Multiplayer Gaming (defined): Sitting around, discussing single-player games with my friends, at the bar.
Well, then what about sports - i.e. football, lacrosse, hockey. They all involve hitting people, fairly hard too. I can think of many more high school/college jocks that beat up people, than other people who were playing vid games. Let's ban football - oh wait, that would be "unAmerican".
..........FULL STOP.
Post hoc ergo propter hoc. Comes after therefore caused by.
A common fallacy in many, many arenas, not just this one.
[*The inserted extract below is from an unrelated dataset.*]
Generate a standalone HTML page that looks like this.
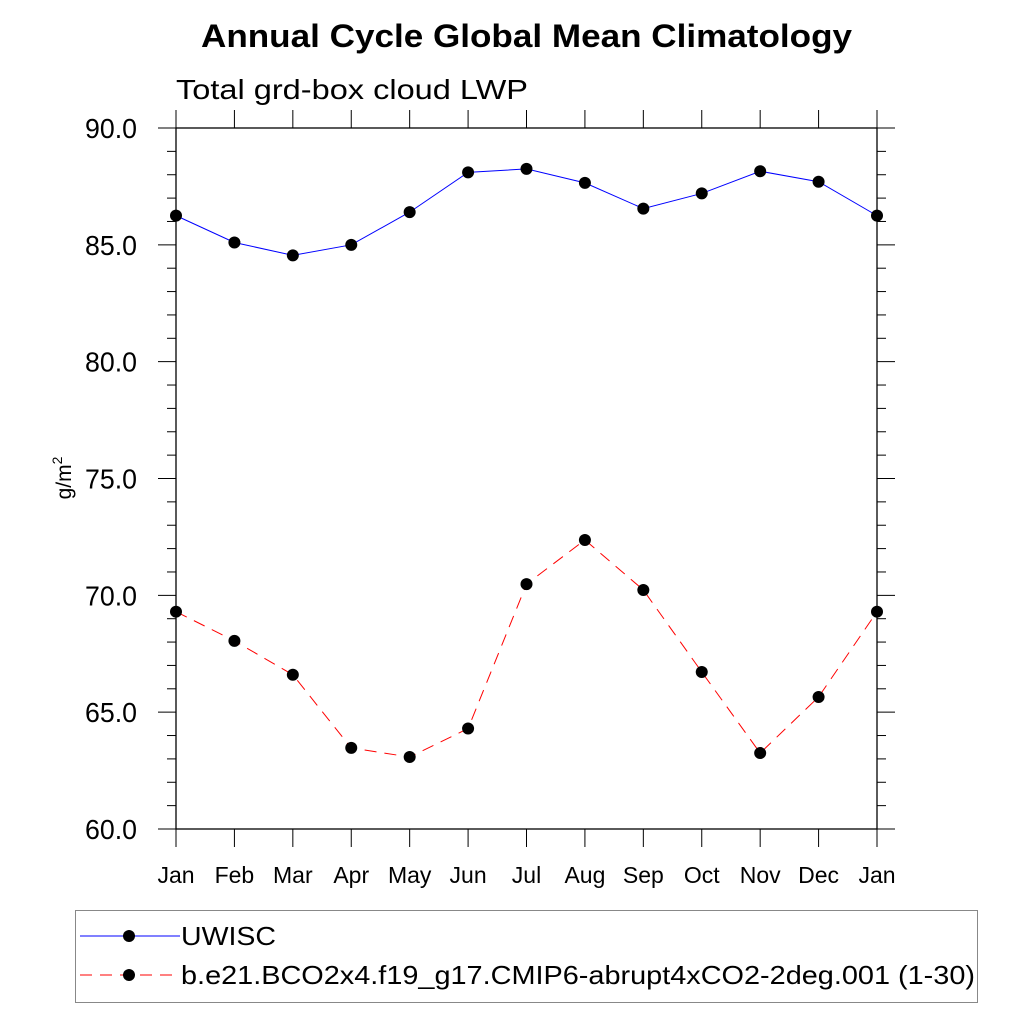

Studies such as these forget to examine other factors, such as "are violent kids more likely to play violent games?", and "are there violent kids who get their aggressions out through video games?", and "what in the kids upbringing or social situation could contribute to their violent behaviour?", and "do calm and non violent kids get violent or aggressive after playing the games?", and most importantly "what is the responsibility of the parents in each situation?"
I grew up watching violent movies. Did it make me a violent person? No, quite the opposite. I detest violence. Why? Because I had a mother who actually gave a shit. She cared about what I was watching, and always made a point to tell me that it wasn't real, that it was make-believe, and that there was always someone behind the camera. She also made a point of telling me that violence didn't solve any problems, and she even made me watch movies that showed the effect of war and violence on people, such as In Cold Blood and The Deer Hunter.
If violence in video games and movies was the real cause, we should be able to compare the amount of violence in the US with that of another country and see a direct correlation with the rate of violent crimes. In Japan, movies and games are far more violent than they are here in the US. Yet the rate of violent crime is dramatically lower, and gun violence is only a tiny fraction of what it is here.
Anyone who points to video games and movies and says 'this is the cause' has not only failed to do their homework, they've completely lost sight of the issue and are just looking for an easy scape-goat.
-- This sig for rent.
I think you're missing the point - it's not that you ought to be keeping your kids away from pop culture or violence in games, or whatever. The point is you ought to be being parents! No-one said it was going to be easy...
*You* have a responsibility to raise your kids. It's *your* values that they will start with, if you can be arsed to get off your backside and teach them. Sure they'll rebel (it's part of growing up), but what is learned early is learned best. Give them freedom to choose their actions from an early age, and give them the consequences of their actions as well. That simple lesson is what is missing in most kids that have "gone off the rails".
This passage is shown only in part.